腰又露了半截。
楚观南别过视线,抬手挡在车门框上,安饶擦着他的掌心钻了进去。
司机的右臂和右腿都已经骨折,伴随大面积挫伤,右腿卡在驾驶室拿不出来,只能等消防过来处理,右边胳膊倒是在外面露着,血喷得像烟花。

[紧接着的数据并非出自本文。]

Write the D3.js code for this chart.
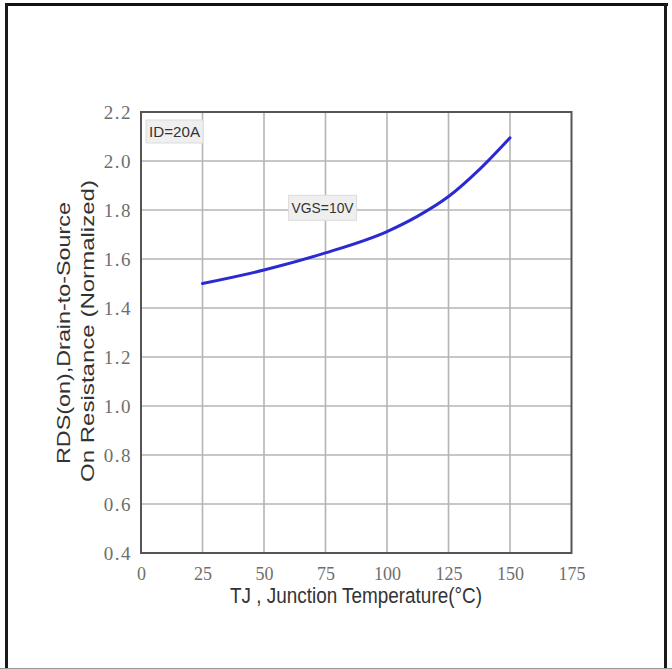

伤到了动脉,如果不及时止血很可能会因为失血过多而亡。
他将布条使劲扎住近处出血点,用树枝固定住骨折的地方防止二次错位。
渐渐的,喷血的势头小了些。
“谢谢,谢谢……”司机可算松了口气,泪流满面一个劲儿道谢。
终于,消防和急救接到消息匆匆赶来,拆掉了前车零件,把受伤的司机抬了出来紧急送往医院。
这时候,随着铃声响起,考试结束。
安饶看着自己完成度不足百分之十的实操考试,默默叹了口气。
英格玛忽然走过来,拍拍安饶的肩膀。
他一句话没说,还是那样意味不明的笑着。
咖啡厅里——
“考得怎么样。”一见到安饶,沈维舟他们立马凑上去询问情况。
安饶戳着手中的拉花咖啡,摇摇头。
“我觉得还挺简单的,我家里给我请过私人老师,早就学过。”一旁的林景溪喝了口咖啡,漫不经心道,“安饶,你该不会又没考好吧。”
“是啊,你猜对了呢。”
林景溪笑着摇摇头:“没关系,艺术生嘛,大家能理解,一个人也代表不了全国的教育水准。”
又是这种白莲花一样的语气,听着真烦。
沈维舟尴尬地笑笑,拍拍安饶的肩膀:“算了别想了,都过去了。”
楚观南喝咖啡的动作戛然而止。
他抬起头,看着那只落在安饶肩头的手。
他伸手拂开了那只手。
“到时间了,去礼堂集合等成绩公布吧。”祁晏看了眼手表,“我愿用三年抽不到金皮换我一次超常发挥。”
几个人站起身,原本热络的气氛瞬间结了一层冰霜。
这感觉,比高考查成绩还紧张,小心脏都快跳出来了。
几人来到礼堂,就见外面围了一堆摄像师。
一进门,里面也布满摄像,前排坐了一排老师,校长和英格玛坐在最中间。
老师们三两凑在一起,手挡着嘴巴小声交流什么,自信的笑容透过嘴角溢出来。